In 1996, he completed his master's in "Contemporary Art Theory" at Winchester School of Art, with his thesis on the "history of contemporary figurative painting practice, as evidenced in the work of Eric Fischl and the California Arts Movement".

Later in 1996, Ward presented an exhibition at the Burnaby Gallery in Bermuda. His work entitled Mick earned him the Royal Institute of Oil Painters Winsor and Newton Art Prize and he subsequently moved to New York where he continued his studies of Chuck Close, Eric Fischl, and Cindy Sherman. He set up a studio in the artists neighbourhood of Williamsburg where he was able to network with other artists.

By the age of 28 he had presented exhibitions at Tatistcheff's Fifth Avenue gallery in New York.

==The British Red Cross==
An avid supporter of the British Red Cross, Ward has been part of its International Fundraising Committee, set up in 2004. He has helped raise funds for the charity and curated a number of exhibitions during his time with them.

==The 'Finger-Assisted' Nephrectomy of Professor Nadey Hakim==
In 2010, Ward was selected to be an exhibitor at the BP Portrait Awards at the National Portrait Gallery with his painting The 'Finger-Assisted' Nephrectomy of Professor Nadey Hakim, which he based on Rembrandt's The Anatomy Lesson of Dr. Nicolaes Tulp (1632). It was the largest portrait in the exhibition in its 30-year history of the Award. It then toured with the intention of one day being exhibited at the International Museum of Surgical Science in Chicago. In 2012, Sandy Nairne, director of the National Portrait Gallery, included the painting in his book 500 Portraits: 25 Years of The BP Portrait Award.

==Portrait of Queen Elizabeth II==
Ward was commissioned by the British Red Cross to paint a portrait of Her Majesty Queen Elizabeth II to celebrate her 60-year tenure as the longest-serving patron of the British Red Cross. After taking photographs of the Queen during a two-hour sitting at Windsor Castle, he carried out the work in secret in his converted garage in Burlington. He was influenced by past royal portrait painters including Anthony van Dyck and Sir Joshua Reynolds.

The painting, titled "Her Majesty Queen Elizabeth II with the founder of the British Red Cross Henri Dunant" was unveiled by Queen Elizabeth at Windsor Castle in October 2016.

Ward was congratulated by Premier of Bermuda, Michael Dunkley.

==Other works and exhibitions==
Ward's painting Bermuda Man (1999), is on display at the Bermuda National Gallery.

In 2006, his work was included with the Harrow School alumni in "A Celebration of Art from Harrow School in London", held at Christie's.

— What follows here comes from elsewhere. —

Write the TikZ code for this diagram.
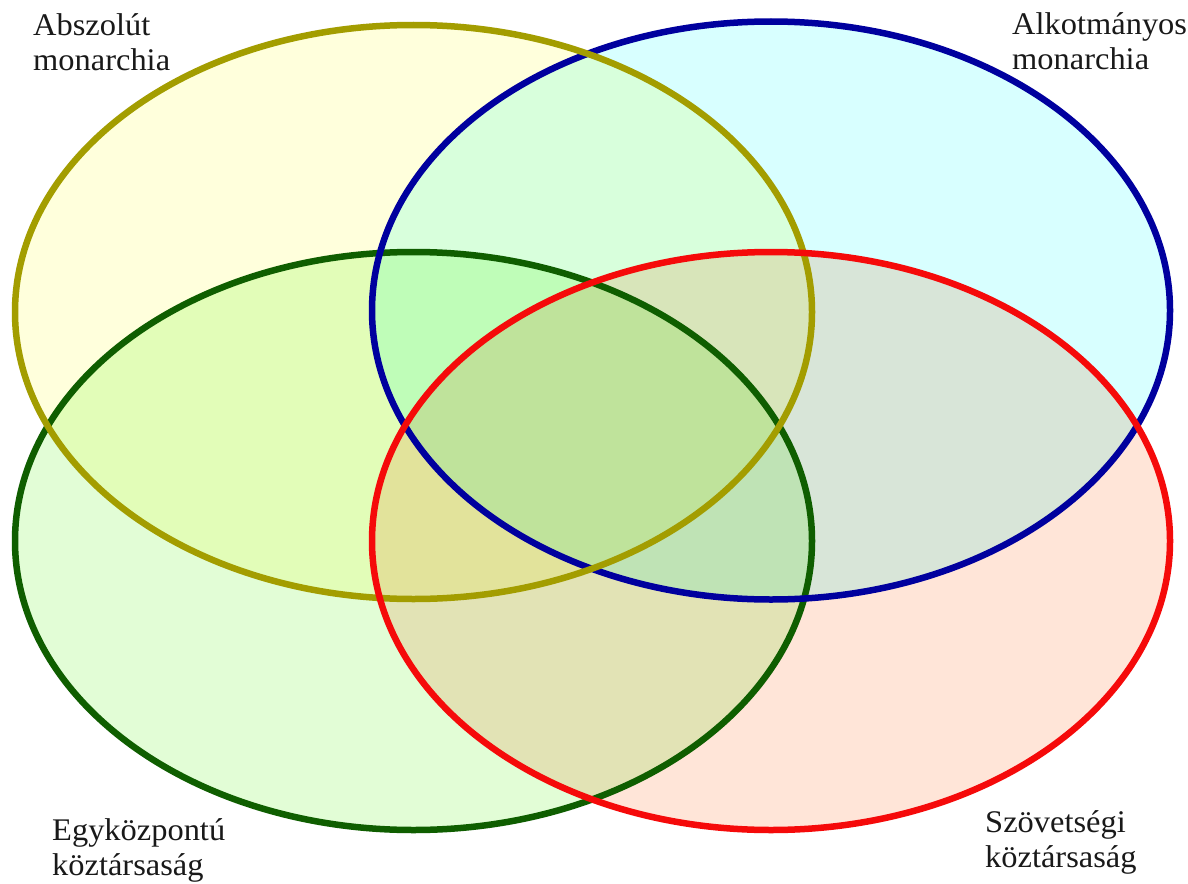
\documentclass[tikz,border=0pt]{standalone}
\usepackage{fontspec}
\setmainfont{Liberation Serif}
\definecolor{yfill}{HTML}{FFFFDC}
\definecolor{bfill}{HTML}{D8FFFF}
\definecolor{gfill}{HTML}{E2FDD6}
\definecolor{rfill}{HTML}{FFE5D8}
\definecolor{yline}{HTML}{A39D00}
\definecolor{bline}{HTML}{00009E}
\definecolor{gline}{HTML}{0F5E00}
\definecolor{rline}{HTML}{F50A0A}
\tikzset{
  ring/.style={line width=6.5pt},
  lbl/.style={anchor=base west, inner sep=0pt, font=\fontsize{31.5}{35}\selectfont, xscale=1.03, text=black!90}
}
\begin{document}
\begin{tikzpicture}[x=1pt,y=-1pt]
\useasboundingbox[fill=white] (0,0) rectangle (1188,883);
\begin{scope}[blend group=multiply]
  \fill[yfill] (413.5,312) ellipse [x radius=398.5, y radius=287];
  \fill[bfill] (771,310.5) ellipse [x radius=399, y radius=289];
  \fill[gfill] (413.5,541) ellipse [x radius=398.5, y radius=289];
  \fill[rfill] (771,541) ellipse [x radius=399, y radius=289];
\end{scope}
\draw[ring, gline] (413.5,541) ellipse [x radius=398.5, y radius=289];
\draw[ring, bline] (771,310.5) ellipse [x radius=399, y radius=289];
\draw[ring, yline] (413.5,312) ellipse [x radius=398.5, y radius=287];
\draw[ring, rline] (771,541) ellipse [x radius=399, y radius=289];
\node[lbl] (abs) at (33,36) {\vtop{\hbox{Abszolút}\hbox{monarchia}}};
\node[lbl] (alk) at (1012,35) {\vtop{\hbox{Alkotmányos}\hbox{monarchia}}};
\node[lbl] (egy) at (52,840) {\vtop{\hbox{Egyközpontú}\hbox{köztársaság}}};
\node[lbl] (szo) at (985,832) {\vtop{\hbox{Szövetségi}\hbox{köztársaság}}};
\end{tikzpicture}
\end{document}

His exhibition "Faces From The Dark" (2016) was presented in Bermuda with the intention to "propound(s) the equality of all people regardless of race, background or religious bearing".

==Awards==
- Lincoln Seligman Art Prize (1989).
- Royal Institute of Oil Painter's Winsor and Newton Art Prize (1996).
- ‘BP Portrait Award’ (2010).

==Personal and family==
Four years prior to the unveiling of the portrait of the Queen, Ward and his family moved from London to Burlington.